Jury foreman Larry Roelofs would not comment on the verdict, saying only that "the jury voted unanimously not to talk about our deliberations."

Banks was the second man to be tried in Maryland on charges that could have resulted in the use of the state's year-old capital punishment law. Last May, the first man to be tried under the law, William Joseph Parker, escaped the death penalty because of an ambiguity in the statute.

Yesterday's verdict, which came after nearly four hours of deliberation by the jury, was considered a victory by defense attorney Bennett, who had told the jury that the shooting was a second-degree murder because Banks shot the cab driver in a state of panic, without premeditation.

A first-degree murder must be "premeditated, willful and deliberate," while second-degree murder is intentional but not premeditated.

"I'm elated," said Bennett. "The second-degree murder charge showed that the killing wasn't an accident but that it was done on impulse or out of panic."

Prosecutor Whalen, who sat quietly as the jury returned its verdict, said he was "crushed." "There was no evidence of fear or panic either during or after the incident," he said.

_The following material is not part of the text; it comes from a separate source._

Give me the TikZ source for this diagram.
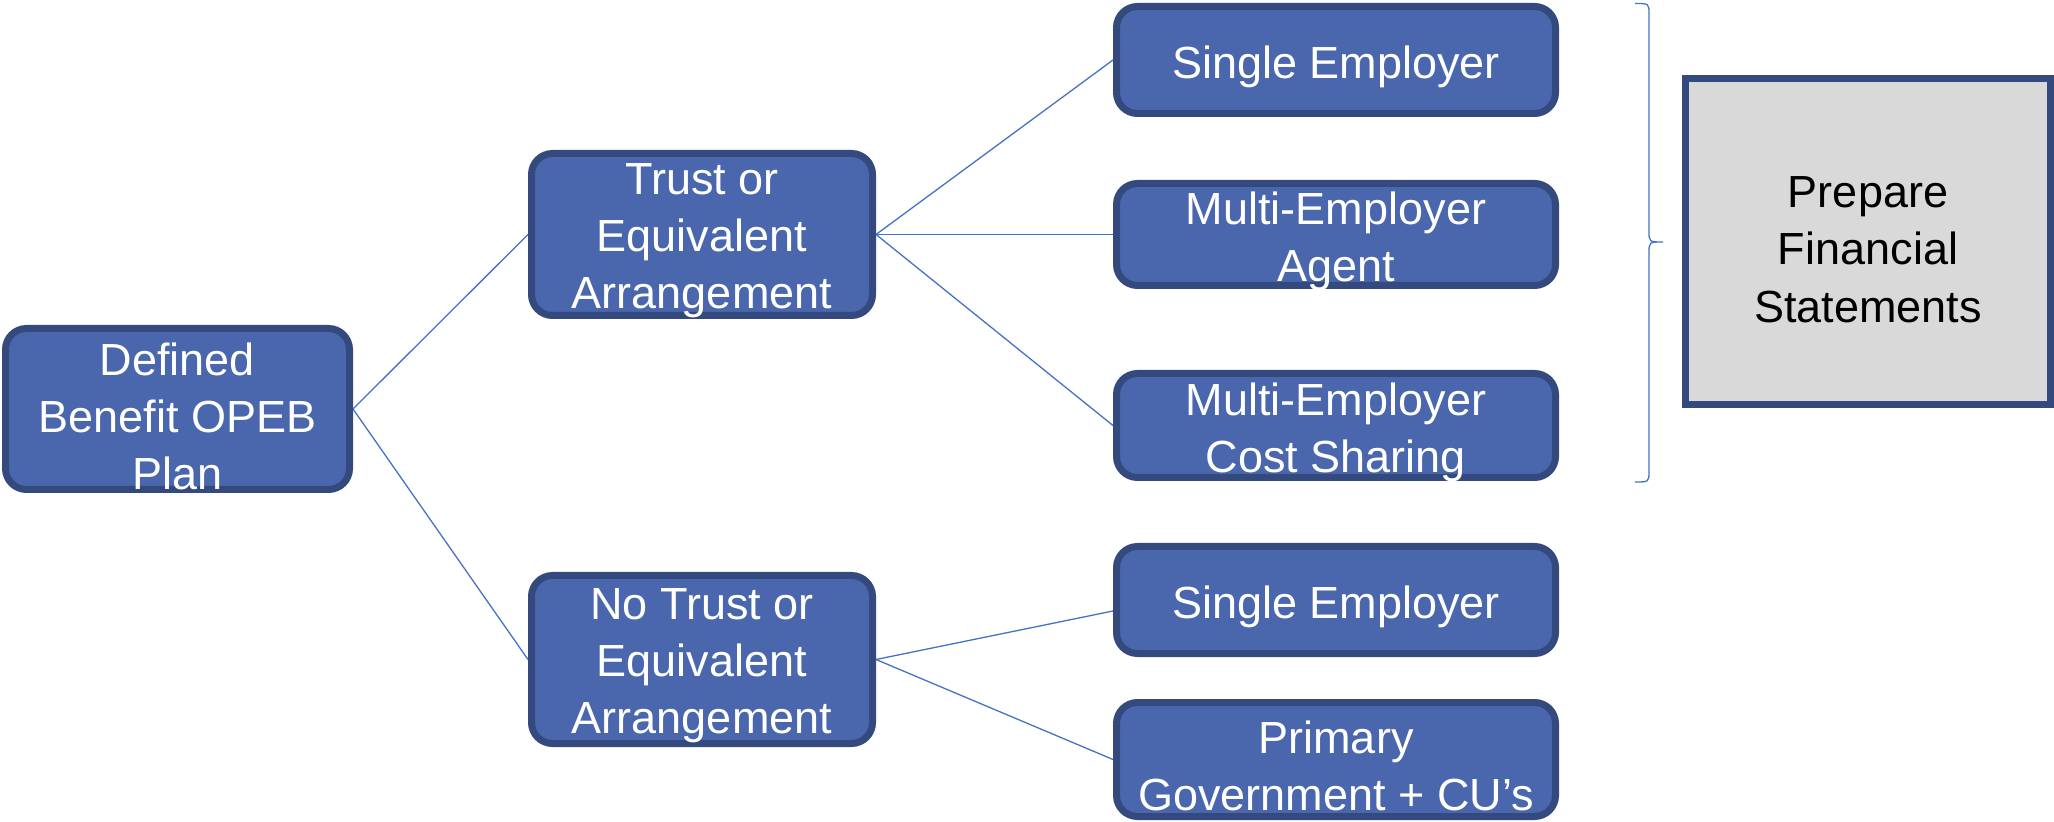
\documentclass[tikz,border=0pt]{standalone}
\usepackage{fontspec}
\setmainfont{Liberation Sans}
\usetikzlibrary{backgrounds}
\definecolor{boxfill}{HTML}{4A67AD}
\definecolor{boxline}{HTML}{344A7E}
\definecolor{linkblue}{HTML}{4472C4}
\definecolor{panelgray}{HTML}{D9D9D9}
\begin{document}
\begin{tikzpicture}[x=0.5pt,y=-0.5pt,
  bluebox/.style={draw=boxline, fill=boxfill, line width=3.5pt, rounded corners=10.5pt, inner sep=0pt},
  graybox/.style={draw=boxline, fill=panelgray, line width=3.5pt, inner sep=0pt},
  boxtext/.style={text=white, font=\fontsize{22.5}{28.5}\selectfont, align=center, inner sep=0pt},
  paneltext/.style={text=black, font=\fontsize{22.5}{28.7}\selectfont, align=center, inner sep=0pt},
  link/.style={draw=linkblue, line width=0.65pt}]
\useasboundingbox (0,0) rectangle (2054,822);

% root
\node[bluebox, minimum width=172pt, minimum height=80.5pt] (plan) at (177.5,409) {};
\node[boxtext] (plan-t) at ([yshift=-3.8pt]plan.center) {Defined\\Benefit OPEB\\Plan};

% second level
\node[bluebox, minimum width=170.5pt, minimum height=81pt] (trust) at (702,234.5) {};
\node[boxtext] (trust-t) at ([yshift=-3.2pt]trust.center) {Trust or\\Equivalent\\Arrangement};
\node[bluebox, minimum width=170.5pt, minimum height=84pt] (notrust) at (702,659.5) {};
\node[boxtext] (notrust-t) at ([yshift=-3.3pt]notrust.center) {No Trust or\\Equivalent\\Arrangement};

% plan types with a trust
\node[bluebox, minimum width=219.5pt, minimum height=53.5pt] (single) at (1336,60) {};
\node[boxtext] (single-t) at ([yshift=-3.6pt]single.center) {Single Employer};
\node[bluebox, minimum width=219.5pt, minimum height=51pt] (agent) at (1336,234.5) {};
\node[boxtext] (agent-t) at ([yshift=-3.6pt]agent.center) {Multi-Employer\\Agent};
\node[bluebox, minimum width=219.5pt, minimum height=52pt] (cost) at (1336,425.5) {};
\node[boxtext] (cost-t) at ([yshift=-3.4pt]cost.center) {Multi-Employer\\Cost Sharing};

% plan types without a trust
\node[bluebox, minimum width=219.5pt, minimum height=53.5pt] (single2) at (1336,600) {};
\node[boxtext] (single2-t) at ([yshift=-3.6pt]single2.center) {Single Employer};
\node[bluebox, minimum width=219.5pt, minimum height=57pt] (primary) at (1336,759.5) {};
\node[boxtext] (primary-t) at ([yshift=-3.1pt]primary.center) {Primary\\Government + CU’s};

% outcome panel
\node[graybox, minimum width=182.5pt, minimum height=163pt] (fin) at (1868,241.5) {};
\node[paneltext] (fin-t) at ([yshift=-4.1pt]fin.center) {Prepare\\Financial\\Statements};

% connectors behind the boxes
\begin{scope}[on background layer]
\draw[link] (plan.east) -- (trust.west);
\draw[link] (plan.east) -- (notrust.west);
\draw[link] (trust.east) -- (single.west);
\draw[link] (trust.east) -- (agent.west);
\draw[link] (trust.east) -- (cost.west);
\draw[link] (notrust.east) -- ([yshift=-5.5pt]single2.west);
\draw[link] (notrust.east) -- (primary.west);
\end{scope}

% brace grouping the trust plan types
\coordinate (brace-tip) at (1663,242);
\draw[link] (1635,3.5) .. controls (1649,3.5) .. (1649,14) -- (1649,231)
  .. controls (1649,242) .. (brace-tip)
  .. controls (1649,242) .. (1649,253) -- (1649,471)
  .. controls (1649,482) .. (1635,482);
\end{tikzpicture}
\end{document}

Banks and an accomplice were accused of robbing and murdering the cab driver, 37-year-old Robert Andrew McNeil of Washington, last Jan. 20. The accomplice, 25-year-old Raymond White, is being tried separately.

The second-degree murder conviction carries a maximum sentence of 30 years in prison. Banks was also convicted of armed robbery, false imprisonment and two handgun violations for which he could receive a total sentence of 55 years.

Banks and White have also been charged with robbing and murdering another Washington cab driver, Flora Washington, only 12 hours before the McNeil murder. Prosecutors are seeking the death penalty for Banks in that case, which has yet to come to trial.

Although he remained calm and expressionless throughout most of yesterday's proceedings, Banks appeared to be crying after the verdict was read. The courtroom audience let out a gasp when the jury foreman read "not guilty" to the charges of first-degree and felony murder.